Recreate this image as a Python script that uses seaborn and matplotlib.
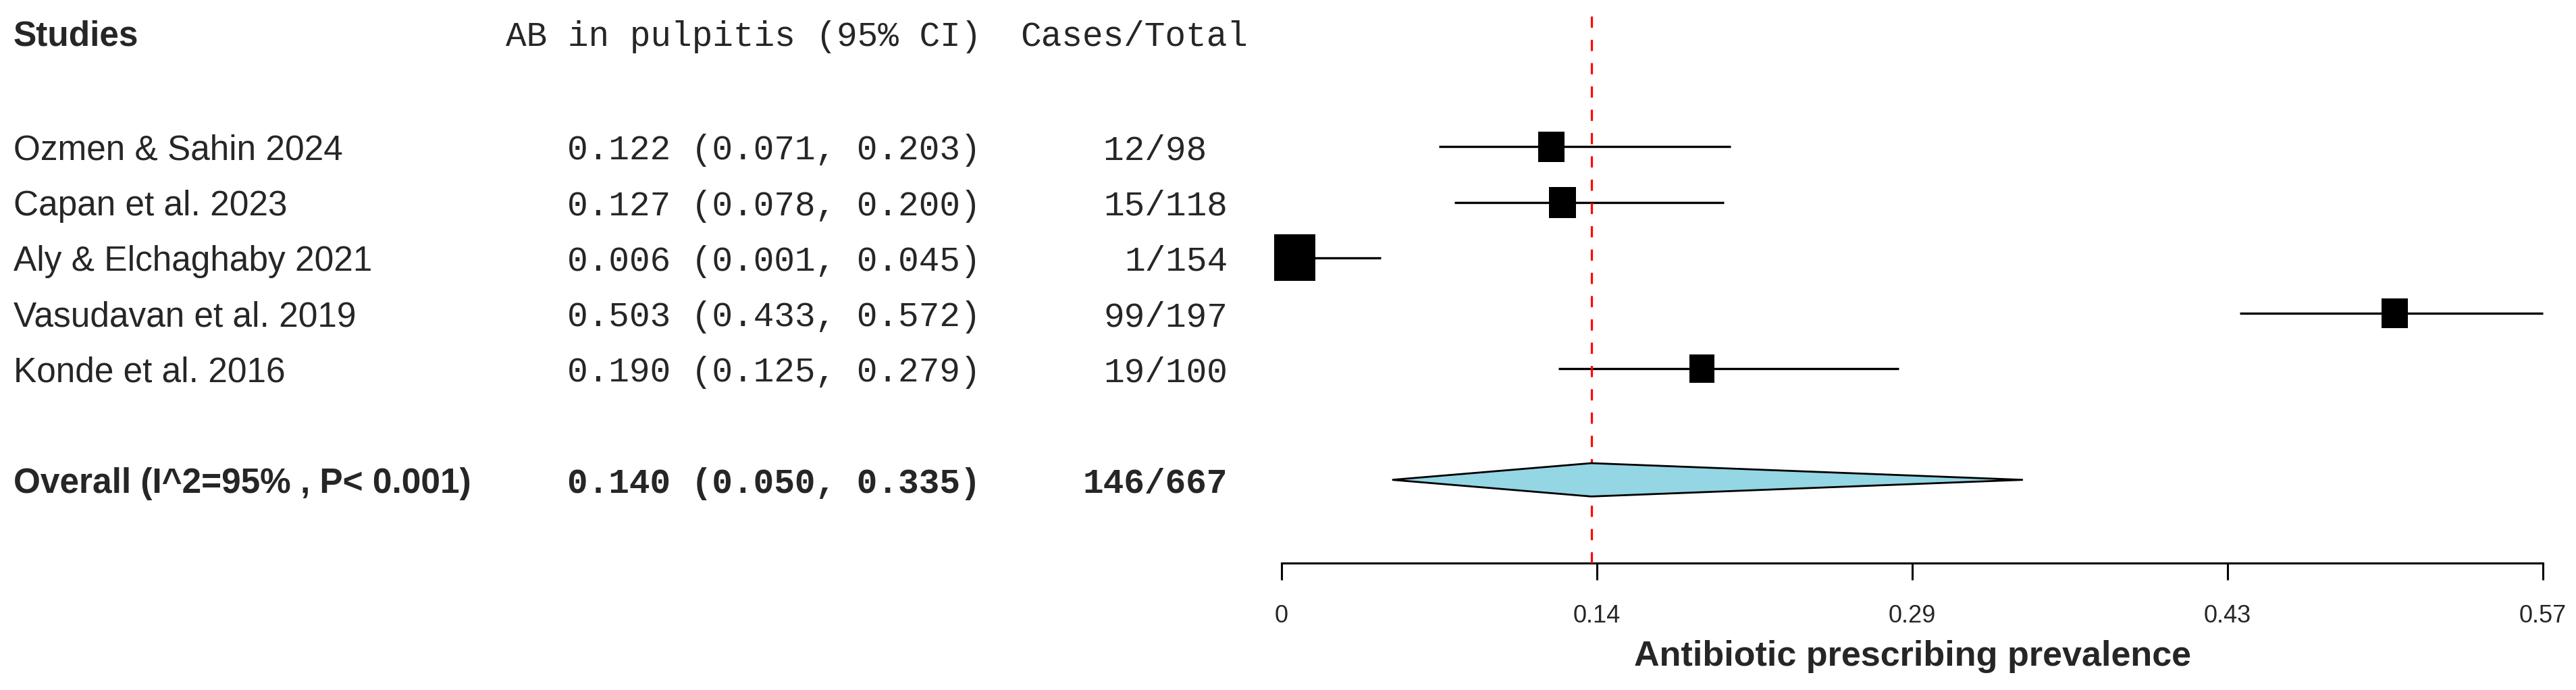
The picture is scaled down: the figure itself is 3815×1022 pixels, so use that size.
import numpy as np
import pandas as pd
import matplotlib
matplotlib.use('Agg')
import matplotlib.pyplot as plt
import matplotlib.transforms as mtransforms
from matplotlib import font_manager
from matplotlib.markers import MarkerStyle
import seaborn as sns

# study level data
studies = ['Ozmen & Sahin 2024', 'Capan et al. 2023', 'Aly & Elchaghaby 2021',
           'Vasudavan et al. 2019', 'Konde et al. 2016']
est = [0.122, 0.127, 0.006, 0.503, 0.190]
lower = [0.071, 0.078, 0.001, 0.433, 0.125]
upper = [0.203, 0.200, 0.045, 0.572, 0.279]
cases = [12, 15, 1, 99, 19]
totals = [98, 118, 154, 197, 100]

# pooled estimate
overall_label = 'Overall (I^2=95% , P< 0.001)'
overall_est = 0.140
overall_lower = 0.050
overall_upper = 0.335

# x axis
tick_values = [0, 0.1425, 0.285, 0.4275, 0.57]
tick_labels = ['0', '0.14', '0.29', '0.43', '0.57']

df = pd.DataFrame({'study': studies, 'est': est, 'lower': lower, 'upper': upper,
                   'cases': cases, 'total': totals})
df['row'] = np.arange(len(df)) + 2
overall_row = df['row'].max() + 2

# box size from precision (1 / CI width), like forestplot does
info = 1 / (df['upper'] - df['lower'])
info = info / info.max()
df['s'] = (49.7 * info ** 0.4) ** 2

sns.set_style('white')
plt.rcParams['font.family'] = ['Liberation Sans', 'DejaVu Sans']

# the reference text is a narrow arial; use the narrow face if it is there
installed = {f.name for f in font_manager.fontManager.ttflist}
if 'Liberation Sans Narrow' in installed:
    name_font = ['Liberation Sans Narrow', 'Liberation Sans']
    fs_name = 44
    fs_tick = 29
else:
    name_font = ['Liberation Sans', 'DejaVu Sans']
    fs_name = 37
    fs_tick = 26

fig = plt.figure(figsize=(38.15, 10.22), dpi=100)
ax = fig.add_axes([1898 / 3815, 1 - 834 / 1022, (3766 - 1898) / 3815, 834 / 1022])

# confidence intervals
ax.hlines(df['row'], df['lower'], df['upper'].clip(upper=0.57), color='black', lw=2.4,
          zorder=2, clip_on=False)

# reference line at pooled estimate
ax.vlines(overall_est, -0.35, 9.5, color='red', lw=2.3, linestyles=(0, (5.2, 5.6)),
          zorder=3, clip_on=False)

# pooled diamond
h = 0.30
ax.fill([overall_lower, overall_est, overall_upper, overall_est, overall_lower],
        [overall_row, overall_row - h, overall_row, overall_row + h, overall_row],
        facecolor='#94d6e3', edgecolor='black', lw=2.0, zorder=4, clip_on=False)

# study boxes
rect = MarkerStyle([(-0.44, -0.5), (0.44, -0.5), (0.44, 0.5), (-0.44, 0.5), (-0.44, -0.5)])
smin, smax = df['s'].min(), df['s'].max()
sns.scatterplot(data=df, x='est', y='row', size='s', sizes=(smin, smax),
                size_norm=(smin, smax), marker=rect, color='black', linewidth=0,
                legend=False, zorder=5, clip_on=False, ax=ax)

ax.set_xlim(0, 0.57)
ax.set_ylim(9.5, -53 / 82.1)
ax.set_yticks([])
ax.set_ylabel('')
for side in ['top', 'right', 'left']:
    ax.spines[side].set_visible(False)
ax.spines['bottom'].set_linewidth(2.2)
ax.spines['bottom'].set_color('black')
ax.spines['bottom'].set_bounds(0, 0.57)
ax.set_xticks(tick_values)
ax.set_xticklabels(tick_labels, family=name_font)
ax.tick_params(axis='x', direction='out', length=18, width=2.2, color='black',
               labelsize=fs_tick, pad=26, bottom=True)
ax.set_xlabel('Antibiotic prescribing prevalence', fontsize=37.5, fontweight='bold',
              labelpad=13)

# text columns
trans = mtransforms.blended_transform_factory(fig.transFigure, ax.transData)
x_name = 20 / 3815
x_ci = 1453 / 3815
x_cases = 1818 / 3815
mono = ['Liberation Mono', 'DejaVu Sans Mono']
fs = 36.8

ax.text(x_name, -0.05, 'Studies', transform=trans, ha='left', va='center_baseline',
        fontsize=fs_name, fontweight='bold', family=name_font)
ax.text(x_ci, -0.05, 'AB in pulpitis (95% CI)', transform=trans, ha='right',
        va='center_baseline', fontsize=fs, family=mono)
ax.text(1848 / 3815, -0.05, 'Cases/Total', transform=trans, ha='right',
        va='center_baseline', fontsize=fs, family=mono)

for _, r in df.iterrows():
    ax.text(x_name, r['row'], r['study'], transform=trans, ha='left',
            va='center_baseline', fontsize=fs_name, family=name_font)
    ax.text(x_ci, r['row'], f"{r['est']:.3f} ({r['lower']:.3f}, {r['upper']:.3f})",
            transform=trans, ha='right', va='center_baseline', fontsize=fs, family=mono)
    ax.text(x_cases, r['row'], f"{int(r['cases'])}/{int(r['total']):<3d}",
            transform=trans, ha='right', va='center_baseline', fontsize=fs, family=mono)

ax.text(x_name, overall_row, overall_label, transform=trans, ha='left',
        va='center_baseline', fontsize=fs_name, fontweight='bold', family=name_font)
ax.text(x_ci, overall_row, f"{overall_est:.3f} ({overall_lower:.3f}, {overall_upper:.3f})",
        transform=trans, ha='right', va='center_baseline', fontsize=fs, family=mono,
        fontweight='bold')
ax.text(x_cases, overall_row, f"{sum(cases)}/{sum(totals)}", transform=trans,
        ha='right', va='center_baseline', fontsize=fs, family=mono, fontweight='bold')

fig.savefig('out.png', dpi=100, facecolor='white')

☆ ☆ ☆ ☆

Task goal
Output the data exactly. Pictures don't belong in the result.

Task solution
Recreate this image as a Python script that uses seaborn and matplotlib.
The picture is scaled down: the figure itself is 3815×1022 pixels, so use that size.
import numpy as np
import pandas as pd
import matplotlib
matplotlib.use('Agg')
import matplotlib.pyplot as plt
import matplotlib.transforms as mtransforms
from matplotlib import font_manager
from matplotlib.markers import MarkerStyle
import seaborn as sns

# study level data
studies = ['Ozmen & Sahin 2024', 'Capan et al. 2023', 'Aly & Elchaghaby 2021',
           'Vasudavan et al. 2019', 'Konde et al. 2016']
est = [0.122, 0.127, 0.006, 0.503, 0.190]
lower = [0.071, 0.078, 0.001, 0.433, 0.125]
upper = [0.203, 0.200, 0.045, 0.572, 0.279]
cases = [12, 15, 1, 99, 19]
totals = [98, 118, 154, 197, 100]

# pooled estimate
overall_label = 'Overall (I^2=95% , P< 0.001)'
overall_est = 0.140
overall_lower = 0.050
overall_upper = 0.335

# x axis
tick_values = [0, 0.1425, 0.285, 0.4275, 0.57]
tick_labels = ['0', '0.14', '0.29', '0.43', '0.57']

df = pd.DataFrame({'study': studies, 'est': est, 'lower': lower, 'upper': upper,
                   'cases': cases, 'total': totals})
df['row'] = np.arange(len(df)) + 2
overall_row = df['row'].max() + 2

# box size from precision (1 / CI width), like forestplot does
info = 1 / (df['upper'] - df['lower'])
info = info / info.max()
df['s'] = (49.7 * info ** 0.4) ** 2

sns.set_style('white')
plt.rcParams['font.family'] = ['Liberation Sans', 'DejaVu Sans']

# the reference text is a narrow arial; use the narrow face if it is there
installed = {f.name for f in font_manager.fontManager.ttflist}
if 'Liberation Sans Narrow' in installed:
    name_font = ['Liberation Sans Narrow', 'Liberation Sans']
    fs_name = 44
    fs_tick = 29
else:
    name_font = ['Liberation Sans', 'DejaVu Sans']
    fs_name = 37
    fs_tick = 26

fig = plt.figure(figsize=(38.15, 10.22), dpi=100)
ax = fig.add_axes([1898 / 3815, 1 - 834 / 1022, (3766 - 1898) / 3815, 834 / 1022])

# confidence intervals
ax.hlines(df['row'], df['lower'], df['upper'].clip(upper=0.57), color='black', lw=2.4,
          zorder=2, clip_on=False)

# reference line at pooled estimate
ax.vlines(overall_est, -0.35, 9.5, color='red', lw=2.3, linestyles=(0, (5.2, 5.6)),
          zorder=3, clip_on=False)

# pooled diamond
h = 0.30
ax.fill([overall_lower, overall_est, overall_upper, overall_est, overall_lower],
        [overall_row, overall_row - h, overall_row, overall_row + h, overall_row],
        facecolor='#94d6e3', edgecolor='black', lw=2.0, zorder=4, clip_on=False)

# study boxes
rect = MarkerStyle([(-0.44, -0.5), (0.44, -0.5), (0.44, 0.5), (-0.44, 0.5), (-0.44, -0.5)])
smin, smax = df['s'].min(), df['s'].max()
sns.scatterplot(data=df, x='est', y='row', size='s', sizes=(smin, smax),
                size_norm=(smin, smax), marker=rect, color='black', linewidth=0,
                legend=False, zorder=5, clip_on=False, ax=ax)

ax.set_xlim(0, 0.57)
ax.set_ylim(9.5, -53 / 82.1)
ax.set_yticks([])
ax.set_ylabel('')
for side in ['top', 'right', 'left']:
    ax.spines[side].set_visible(False)
ax.spines['bottom'].set_linewidth(2.2)
ax.spines['bottom'].set_color('black')
ax.spines['bottom'].set_bounds(0, 0.57)
ax.set_xticks(tick_values)
ax.set_xticklabels(tick_labels, family=name_font)
ax.tick_params(axis='x', direction='out', length=18, width=2.2, color='black',
               labelsize=fs_tick, pad=26, bottom=True)
ax.set_xlabel('Antibiotic prescribing prevalence', fontsize=37.5, fontweight='bold',
              labelpad=13)

# text columns
trans = mtransforms.blended_transform_factory(fig.transFigure, ax.transData)
x_name = 20 / 3815
x_ci = 1453 / 3815
x_cases = 1818 / 3815
mono = ['Liberation Mono', 'DejaVu Sans Mono']
fs = 36.8

ax.text(x_name, -0.05, 'Studies', transform=trans, ha='left', va='center_baseline',
        fontsize=fs_name, fontweight='bold', family=name_font)
ax.text(x_ci, -0.05, 'AB in pulpitis (95% CI)', transform=trans, ha='right',
        va='center_baseline', fontsize=fs, family=mono)
ax.text(1848 / 3815, -0.05, 'Cases/Total', transform=trans, ha='right',
        va='center_baseline', fontsize=fs, family=mono)

for _, r in df.iterrows():
    ax.text(x_name, r['row'], r['study'], transform=trans, ha='left',
            va='center_baseline', fontsize=fs_name, family=name_font)
    ax.text(x_ci, r['row'], f"{r['est']:.3f} ({r['lower']:.3f}, {r['upper']:.3f})",
            transform=trans, ha='right', va='center_baseline', fontsize=fs, family=mono)
    ax.text(x_cases, r['row'], f"{int(r['cases'])}/{int(r['total']):<3d}",
            transform=trans, ha='right', va='center_baseline', fontsize=fs, family=mono)

ax.text(x_name, overall_row, overall_label, transform=trans, ha='left',
        va='center_baseline', fontsize=fs_name, fontweight='bold', family=name_font)
ax.text(x_ci, overall_row, f"{overall_est:.3f} ({overall_lower:.3f}, {overall_upper:.3f})",
        transform=trans, ha='right', va='center_baseline', fontsize=fs, family=mono,
        fontweight='bold')
ax.text(x_cases, overall_row, f"{sum(cases)}/{sum(totals)}", transform=trans,
        ha='right', va='center_baseline', fontsize=fs, family=mono, fontweight='bold')

fig.savefig('out.png', dpi=100, facecolor='white')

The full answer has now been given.